BY KRISTEN BUCKLES
STAFF WRITER
This month's persistent precipitation that Greene County has been slogging through may be a big inconvenience now, but over the long-term it could also result in a great benefit to local farmers, according to area experts.
For now, however, even some of the farmers are likely complaining about all the mud and washed-out roads.
So far this January, the University of Tennessee AgResearch and Education Center on East Allens Bridge Road has recorded 7.42 inches of precipitation. Two inches of that total coated the county in the form of snow late last week.
The center is Greene County's official weather data station.
According to the 30-year average precipitation recorded at the center, January normally results in 3.53 inches of precipitation on average. That means the county is 3.89 inches above average so far this month.
In 2012, the center recorded 44.42 inches of rain, which was .14 of an inch above average.
This comes in sharp contrast to a drought in 2007, in which the county received only 25.45 inches of rain. That was 16.56 inches below the 30-year average for that time, resulting in dried up creek beds and ponds and a shortfall in hay production.
This reportedly also reduced the water table enough that some farmers may still be feeling the effects.
A few months from now, however, the excess rain may serve to quench the thirst of land that has been abnormally dry for most of the past several years.

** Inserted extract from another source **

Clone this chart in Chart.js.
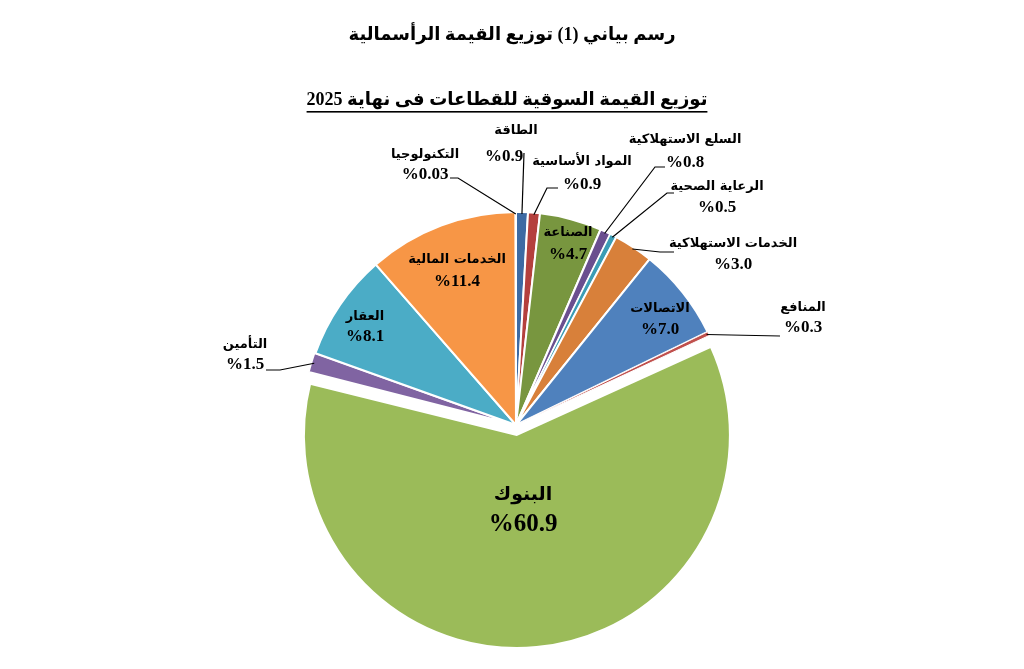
<!DOCTYPE html>
<html lang="ar">
<head>
<meta charset="utf-8">
<script src="https://cdn.jsdelivr.net/npm/chart.js@4/dist/chart.umd.min.js"></script>
<style>
  html, body { margin: 0; padding: 0; background: #fff; }
  #wrap { width: 1024px; height: 669px; position: relative; }
</style>
</head>
<body>
<div id="wrap"><canvas id="myChart" width="1024" height="669"></canvas></div>
<script>
// sectors, clockwise from 12 o'clock
var sectors = ['الطاقة', 'المواد الأساسية', 'الصناعة', 'السلع الاستهلاكية', 'الرعاية الصحية',
    'الخدمات الاستهلاكية', 'الاتصالات', 'المنافع', 'البنوك', 'التأمين', 'العقار',
    'الخدمات المالية', 'التكنولوجيا'];
var shares = [0.9, 0.9, 4.7, 0.8, 0.5, 3.0, 7.0, 0.3, 60.9, 1.5, 8.1, 11.4, 0.03];

var sliceColors = ['#3d6aa3', '#b4403d', '#78963f', '#6a4f8f', '#3b9db5', '#d8803a',
    '#4f81bd', '#c0504d', '#9bbb59', '#8064a2', '#4bacc6', '#f79646', '#7ba0d2'];
// chart.js moves a slice by offset/4 px
var sliceOffsets = [0, 0, 0, 0, 0, 0, 0, 0, 40, 4, 0, 0, 0];
var sliceBorders = [2, 2, 2, 2, 1.5, 2, 2, 1, 2, 2, 2, 2, 2];

var mainTitle = 'رسم بياني (1) توزيع القيمة الرأسمالية';
var chartTitle = 'توزيع القيمة السوقية للقطاعات فى نهاية 2025';

// label placement relative to pie centre: name line (dx,dy), value line (vx,vy),
// leader elbow (ex,ey) and end of horizontal tail (hx)
var labelLayout = [
    {dx: 0, dy: -294, vx: -12, vy: -268, ex: 8, ey: -272},
    {dx: 66, dy: -263, vx: 66, vy: -240, ex: 31, ey: -237, hx: 42},
    {dx: 52, dy: -192, vx: 52, vy: -170},
    {dx: 169, dy: -285, vx: 169, vy: -262, ex: 139, ey: -258, hx: 149},
    {dx: 201, dy: -238, vx: 201, vy: -217, ex: 151, ey: -232, hx: 158},
    {dx: 217, dy: -181, vx: 217, vy: -160, ex: 144, ey: -173, hx: 158},
    {dx: 144, dy: -116, vx: 144, vy: -95},
    {dx: 287, dy: -117, vx: 287, vy: -97, ex: 264, ey: -89},
    {dx: 7, dy: 70, vx: 7, vy: 100, big: true},
    {dx: -271, dy: -80, vx: -271, vy: -60, ex: -236, ey: -55, hx: -250},
    {dx: -151, dy: -108, vx: -151, vy: -88},
    {dx: -59, dy: -165, vx: -59, vy: -143},
    {dx: -91, dy: -270, vx: -91, vy: -250, ex: -58, ey: -247, hx: -66}
];

function fmtShare(v) {
    return '%' + (v < 0.1 ? v.toFixed(2) : v.toFixed(1));
}

// chart.js also grows an offset slice's radius by the offset, undo that
var keepRadius = {
    id: 'keepRadius',
    beforeDatasetsDraw: function(chart) {
        var arcs = chart.getDatasetMeta(0).data;
        arcs.forEach(function(arc, i) {
            var c = arc.endAngle - arc.startAngle;
            var fix = 1 - Math.sin(Math.min(Math.PI, c));
            arc.outerRadius = chart.options.radius - (sliceOffsets[i] / 4) * fix;
        });
    }
};

var labelPlugin = {
    id: 'sliceLabels',
    afterDraw: function(chart) {
        var ctx = chart.ctx;
        var arcs = chart.getDatasetMeta(0).data;
        ctx.save();
        ctx.fillStyle = '#000';
        ctx.textAlign = 'center';
        ctx.textBaseline = 'middle';

        // titles
        ctx.direction = 'rtl';
        ctx.font = 'bold 18px "Liberation Serif", "DejaVu Sans", serif';
        ctx.fillText(mainTitle, 512, 35);
        ctx.font = 'bold 18px "Liberation Serif", "DejaVu Sans", serif';
        ctx.fillText(chartTitle, 507, 100);
        var w = ctx.measureText(chartTitle).width;
        ctx.fillRect(507 - w / 2, 111, w, 1.6);

        arcs.forEach(function(arc, i) {
            var L = labelLayout[i];
            var cx = arc.x, cy = arc.y;
            var mid = (arc.startAngle + arc.endAngle) / 2;
            var r = chart.options.radius;
            if (L.ex !== undefined) {
                ctx.strokeStyle = '#000';
                ctx.lineWidth = 1.2;
                ctx.beginPath();
                ctx.moveTo(cx + Math.cos(mid) * (r - 2), cy + Math.sin(mid) * (r - 2));
                ctx.lineTo(cx + L.ex, cy + L.ey);
                if (L.hx !== undefined) ctx.lineTo(cx + L.hx, cy + L.ey);
                ctx.stroke();
            }
            ctx.direction = 'rtl';
            ctx.font = (L.big ? 'bold 19px' : 'bold 13px') + ' "DejaVu Sans", sans-serif';
            ctx.fillText(sectors[i], cx + L.dx, cy + L.dy);
            ctx.direction = 'ltr';
            ctx.font = (L.big ? 'bold 25px' : 'bold 17px') + ' "Liberation Serif", serif';
            ctx.fillText(fmtShare(shares[i]), cx + L.vx, cy + L.vy);
        });
        ctx.restore();
    }
};

var ctx = document.getElementById('myChart').getContext('2d');
var myChart = new Chart(ctx, {
    type: 'pie',
    data: {
        labels: sectors,
        datasets: [{
            data: shares,
            backgroundColor: sliceColors,
            borderColor: '#ffffff',
            borderWidth: sliceBorders,
            offset: sliceOffsets
        }]
    },
    options: {
        responsive: false,
        animation: false,
        radius: 213,
        layout: { padding: { left: 8, right: 0, top: 181, bottom: 0 } },
        plugins: {
            legend: { display: false },
            tooltip: { enabled: false },
            title: { display: false }
        }
    },
    plugins: [keepRadius, labelPlugin]
});
</script>
</body>
</html>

"There's good and there's bad [about the heavy rainfall this week]," explained Milton Orr, director of the University of Tennessee Agricultural Extension Office in Greene County.
For now, he and Jake Haun, director of the U.S. Department of Agriculture Farm Services Agency Office in Greene County, both agree that farmers are experiencing all the bad -- trash and debris in the fields, washed-out land, and mud just about everywhere.
"Mud is not necessarily good for some of our little guys," Orr said, referring to the small calves that struggle in the thick, sticky earth and tend to get scours from drinking from muddy udders.
"We also see just a little more stress on the cattle from having to slog through the mud," Orr added.
Haun praised local farmers, however, saying that there had at least been very few, if any, crops washed out by the recent rains.
"I think everybody this year did a good job of getting soybeans and corn out of the Lick Creek area. I don't know of any crops affected by the flood," Haun said.
"As far as the long range, it raises the moisture level for us, which is usually a good thing -- going into the season with surplus."
Orr expressed a similar opinion during a separate interview.
"We're probably going to see a little bit better growing season for forages, hay, corn, tobacco, those types of things," Orr said.
"Our water table has not really caught up, so hopefully this will help bring that water table a little closer to normal."
Haun did issue a word of caution, however, to those now ready to embrace all the extra rain.
"It's always good having that moisture going in -- as long as it doesn't continue for three or four months like this."
That, of course, would be an entirely different story.